Member of the National Assembly
- In office 14 May 2010 – 5 May 2014

Personal details
- Born: 24 November 1964 (age 61) Barcs, Hungary
- Party: Lungo Drom
- Other political affiliations: Fidesz

= László Berényi =

Hungarian politician

László Berényi (born 24 November 1961) is a Hungarian Romani politician who served as a member of the National Assembly from Somogy County Regional List between 2010 and 2014.

==Career==
Berényi is a member (then also vice-president) of Romani party Lungo Drom since 1994, and a member of Fidesz since 2004. He was a representative of the National Gypsy Council (OCÖ) from 1994 to 2002. He graduated from the Gandhi School in Pécs in 2004. He was a member of the Roma Steering and Monitoring Committee within the Ministry of Social Affairs and Labor, Chairman of the Somogy County Gypsy Minority Self-Government, Representative of the Somogy County Assembly, Chairman of the Minority Committee. In 2007, he obtained the qualification of personnel organizer at the Faculty of Adult Education and Human Resource Development of the University of Pécs. In 2009 he passed the administrative qualification exam.

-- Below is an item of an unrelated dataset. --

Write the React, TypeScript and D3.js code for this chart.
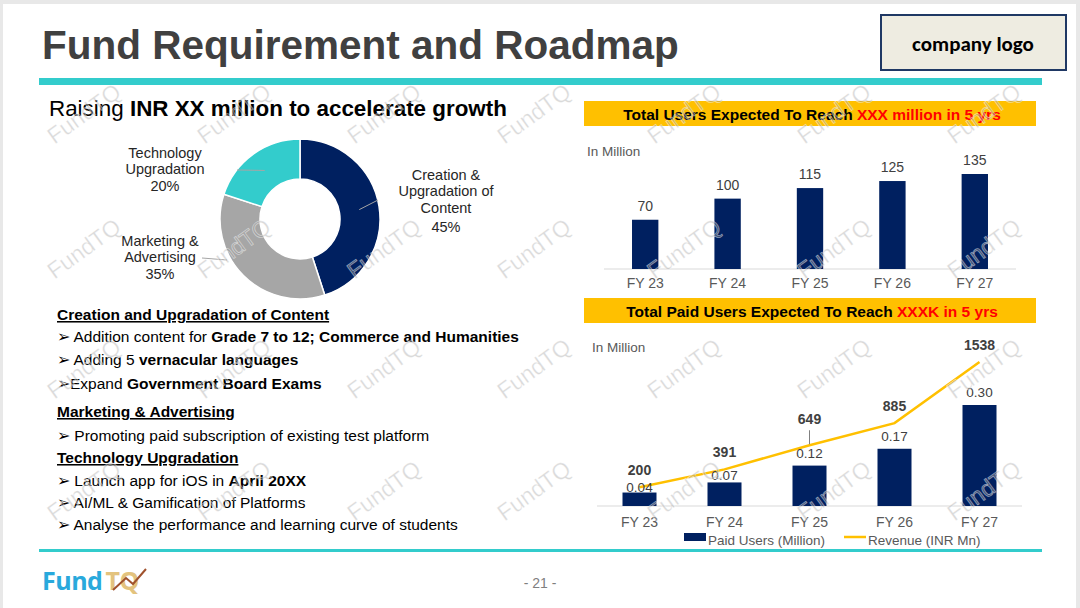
import React from 'react';
import * as d3 from 'd3';

// donut: use of funds
const fundUses = ['Creation & Upgradation of Content', 'Marketing & Advertising', 'Technology Upgradation'];
const fundShares = [45, 35, 20];
const fundColors = ['#002060', '#a6a6a6', '#33cccc'];

// chart 1: total users (million)
const years = ['FY 23', 'FY 24', 'FY 25', 'FY 26', 'FY 27'];
const totalUsers = [70, 100, 115, 125, 135];

// chart 2: paid users (million) + revenue (INR Mn)
const paidUsers = [0.04, 0.07, 0.12, 0.17, 0.3];
const revenue = [200, 391, 649, 885, 1538];

const NAVY = '#002060';
const GOLD = '#ffc000';
const TEAL = '#33cccc';
const FONT = '"Liberation Sans", Arial, sans-serif';

type Seg = { t: string; b?: boolean };
type Line = { kind: 'head' | 'item'; y: number; segs: Seg[] };

const notes: Line[] = [
  { kind: 'head', y: 320, segs: [{ t: 'Creation and Upgradation of Content', b: true }] },
  { kind: 'item', y: 342, segs: [{ t: '\u27A2  Addition content for ' }, { t: 'Grade 7 to 12; Commerce and Humanities', b: true }] },
  { kind: 'item', y: 365, segs: [{ t: '\u27A2  Adding 5 ' }, { t: 'vernacular languages', b: true }] },
  { kind: 'item', y: 389, segs: [{ t: '\u27A2Expand ' }, { t: 'Government Board Exams', b: true }] },
  { kind: 'head', y: 417, segs: [{ t: 'Marketing & Advertising', b: true }] },
  { kind: 'item', y: 441, segs: [{ t: '\u27A2 Promoting paid subscription of existing test platform' }] },
  { kind: 'head', y: 463, segs: [{ t: 'Technology Upgradation', b: true }] },
  { kind: 'item', y: 486, segs: [{ t: '\u27A2 Launch app for iOS in ' }, { t: 'April 20XX', b: true }] },
  { kind: 'item', y: 508, segs: [{ t: '\u27A2 AI/ML & Gamification of Platforms' }] },
  { kind: 'item', y: 530, segs: [{ t: '\u27A2 Analyse the performance and learning curve of students' }] },
];

const Watermarks = () => {
  const cols = d3.range(7).map((i) => 85 + i * 150);
  const rows = [115, 250, 370, 492];
  return (
    <g pointerEvents="none">
      {rows.map((ry) =>
        cols.map((cx) => (
          <text
            key={`${cx}-${ry}`}
            transform={`translate(${cx},${ry}) rotate(-36)`}
            textAnchor="middle"
            dominantBaseline="middle"
            fontFamily={FONT}
            fontSize={23}
            fill="#9a9a9a"
            fillOpacity={0.38}
            stroke="#ffffff"
            strokeOpacity={0.5}
            strokeWidth={0.8}
          >
            FundTQ
          </text>
        ))
      )}
    </g>
  );
};

const Donut = () => {
  const cx = 300;
  const cy = 219;
  const pie = d3.pie<number>().sort(null)(fundShares);
  const arc = d3.arc<d3.PieArcDatum<number>>().innerRadius(40).outerRadius(80);
  const mid = d3.arc<d3.PieArcDatum<number>>().innerRadius(60).outerRadius(60);
  const labels = [
    { x: 446, ys: [180, 196, 213, 232], lines: ['Creation &', 'Upgradation of', 'Content', '45%'], from: [378, 200] },
    { x: 160, ys: [246, 262, 279], lines: ['Marketing &', 'Advertising', '35%'], from: [202, 258] },
    { x: 165, ys: [158, 174, 191], lines: ['Technology', 'Upgradation', '20%'], from: [237, 170] },
  ];
  return (
    <g>
      <g transform={`translate(${cx},${cy})`}>
        {pie.map((p, i) => (
          <path key={fundUses[i]} d={arc(p) || ''} fill={fundColors[i]} stroke="#fff" strokeWidth={1.5} />
        ))}
      </g>
      {pie.map((p, i) => {
        const c = mid.centroid(p);
        const lb = labels[i];
        const tx = i === 1 ? 227 - cx : c[0];
        const ty = i === 1 ? 260 - cy : c[1];
        return (
          <g key={i}>
            <line x1={lb.from[0]} y1={lb.from[1]} x2={cx + tx} y2={cy + ty} stroke="#a6a6a6" strokeWidth={1} />
            {lb.lines.map((t, k) => (
              <text key={k} x={lb.x} y={lb.ys[k]} textAnchor="middle" fontFamily={FONT} fontSize={14.5} fill="#262626">
                {t}
              </text>
            ))}
          </g>
        );
      })}
    </g>
  );
};

const Banner = ({ y, black, red }: { y: number; black: string; red: string }) => (
  <g>
    <rect x={584} y={y} width={452} height={25} fill={GOLD} />
    <text x={812} y={y + 19} textAnchor="middle" fontFamily={FONT} fontSize={15.5} fontWeight="bold" fill="#000">
      {black}
      <tspan fill="#ff0000">{red}</tspan>
    </text>
  </g>
);

const UsersChart = () => {
  const x = d3.scaleBand<string>().domain(years).range([604, 1016]).paddingInner(0.68).paddingOuter(0.34);
  const y = d3.scaleLinear().domain([0, 135]).range([269, 174]);
  return (
    <g fontFamily={FONT}>
      <Banner y={101} black="Total Users Expected To Reach " red="XXX million in 5 yrs" />
      <text x={587} y={156} fontSize={13.5} fill="#595959">In Million</text>
      <line x1={604} x2={1016} y1={y(0)} y2={y(0)} stroke="#d9d9d9" />
      {years.map((yr, i) => (
        <g key={yr}>
          <rect x={x(yr)} y={y(totalUsers[i])} width={x.bandwidth()} height={y(0) - y(totalUsers[i])} fill={NAVY} />
          <text x={(x(yr) as number) + x.bandwidth() / 2} y={y(totalUsers[i]) - 9} textAnchor="middle" fontSize={14} fill="#404040">
            {totalUsers[i]}
          </text>
          <text x={(x(yr) as number) + x.bandwidth() / 2} y={288} textAnchor="middle" fontSize={14} fill="#595959">
            {yr}
          </text>
        </g>
      ))}
    </g>
  );
};

const PaidChart = () => {
  const x = d3.scaleBand<string>().domain(years).range([597, 1022]).paddingInner(0.6).paddingOuter(0.3);
  const yBar = d3.scaleLinear().domain([0, 0.3]).range([506, 405]);
  const yRev = d3.scaleLinear().domain([0, 1538]).range([506, 362]);
  const cxOf = (yr: string) => (x(yr) as number) + x.bandwidth() / 2;
  const line = d3
    .line<number>()
    .x((_, i) => cxOf(years[i]))
    .y((d) => yRev(d));
  // the two small bars have their labels pulled down onto the bar top, clear of the line
  const barLabelGap = [1, 2, 8, 8, 8];
  return (
    <g fontFamily={FONT}>
      <Banner y={298} black="Total Paid Users Expected To Reach " red="XXXK in 5 yrs" />
      <text x={592} y={352} fontSize={13.5} fill="#595959">In Million</text>
      <line x1={597} x2={1022} y1={yBar(0)} y2={yBar(0)} stroke="#d9d9d9" />
      {years.map((yr, i) => (
        <g key={yr}>
          <rect x={x(yr)} y={yBar(paidUsers[i])} width={x.bandwidth()} height={yBar(0) - yBar(paidUsers[i])} fill={NAVY} />
          <text x={cxOf(yr)} y={527} textAnchor="middle" fontSize={14} fill="#595959">
            {yr}
          </text>
        </g>
      ))}
      <path d={line(revenue) || ''} fill="none" stroke={GOLD} strokeWidth={2.5} />
      {years.map((yr, i) => (
        <text key={yr} x={cxOf(yr)} y={yBar(paidUsers[i]) - barLabelGap[i]} textAnchor="middle" fontSize={13.5} fill="#404040">
          {paidUsers[i].toFixed(2)}
        </text>
      ))}
      {years.map((yr, i) => {
        const off = i === 2 ? 21 : 12;
        return (
          <g key={yr}>
            {i === 2 && <line x1={cxOf(yr)} x2={cxOf(yr)} y1={yRev(revenue[i]) - 15} y2={yRev(revenue[i]) - 1} stroke="#808080" />}
            <text x={cxOf(yr)} y={yRev(revenue[i]) - off} textAnchor="middle" fontSize={14} fontWeight="bold" fill="#404040">
              {revenue[i]}
            </text>
          </g>
        );
      })}
      <rect x={684} y={533} width={22} height={8} fill={NAVY} />
      <text x={708} y={545} fontSize={13.5} fill="#595959">Paid Users (Million)</text>
      <line x1={844} x2={866} y1={537} y2={537} stroke={GOLD} strokeWidth={2.5} />
      <text x={868} y={545} fontSize={13.5} fill="#595959">Revenue (INR Mn)</text>
    </g>
  );
};

const Notes = () => (
  <g fontFamily={FONT} fill="#000">
    {notes.map((ln, i) => (
      <text
        key={i}
        x={57}
        y={ln.y}
        fontSize={15.5}
        textDecoration={ln.kind === 'head' ? 'underline' : undefined}
      >
        {ln.segs.map((s, k) => (
          <tspan key={k} fontWeight={s.b ? 'bold' : 'normal'}>
            {s.t}
          </tspan>
        ))}
      </text>
    ))}
  </g>
);

const App = () => {
  return (
    <svg
      width={1080}
      height={608}
      viewBox="0 0 1080 608"
      style={{ position: 'absolute', left: 0, top: 0, display: 'block' }}
    >
      <rect width={1080} height={608} fill="#e8e8e8" />
      <rect x={3} y={4} width={1073} height={604} fill="#ffffff" />

      {/* header */}
      <text x={42} y={59} fontFamily={FONT} fontSize={40.5} fontWeight="bold" fill="#404040">
        Fund Requirement and Roadmap
      </text>
      <rect x={881} y={15} width={185} height={55} fill="#eeece1" stroke="#1f3864" strokeWidth={2} />
      <text x={973} y={51} textAnchor="middle" fontFamily='"Carlito", "Open Sans", sans-serif' fontSize={21} fontWeight="bold" fill="#000">
        company logo
      </text>
      <rect x={39} y={78} width={1003} height={7} fill={TEAL} />

      <text x={49} y={116} fontFamily={FONT} fontSize={22.4} fill="#000">
        Raising <tspan fontWeight="bold">INR XX million to accelerate growth</tspan>
      </text>

      <Donut />
      <Notes />
      <UsersChart />
      <PaidChart />

      {/* footer */}
      <rect x={39} y={549} width={1003} height={3} fill={TEAL} />
      <text x={42} y={590} fontFamily='"Open Sans", sans-serif' fontSize={25} fontWeight="bold" fill="#29a9dc" letterSpacing={-0.5}>
        Fund
        <tspan dx={3} fill="#e3c37e">TQ</tspan>
      </text>
      <polyline points="113,590 126,578 133,584 146,569" fill="none" stroke="#a0522d" strokeWidth={2} />
      <text x={540} y={588} textAnchor="middle" fontFamily={FONT} fontSize={14} fill="#7f7f7f">
        - 21 -
      </text>

      <Watermarks />
    </svg>
  );
};

export default App;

In the Hungarian Parliament, Berényi was a member of the Committee on Human Rights, Minority, Civic and Religious Affairs from 14 May 2010 to 5 May 2014. After the 2014 parliamentary election, he became leader of the Lungo Drom caucus in the National Roma Self-Government. He succeeded his ally Flórián Farkas as head of the Bridge to the World of Work ("Híd a munka világába") project in January 2016, which is being prosecuted for suspected budget fraud.

It was reported in September 2017 that his company left behind hundreds of tons of illegal garbage on the outskirts of the village Egyházasharaszti in Baranya County five years ago, in 2012.

Berényi is a father of six children.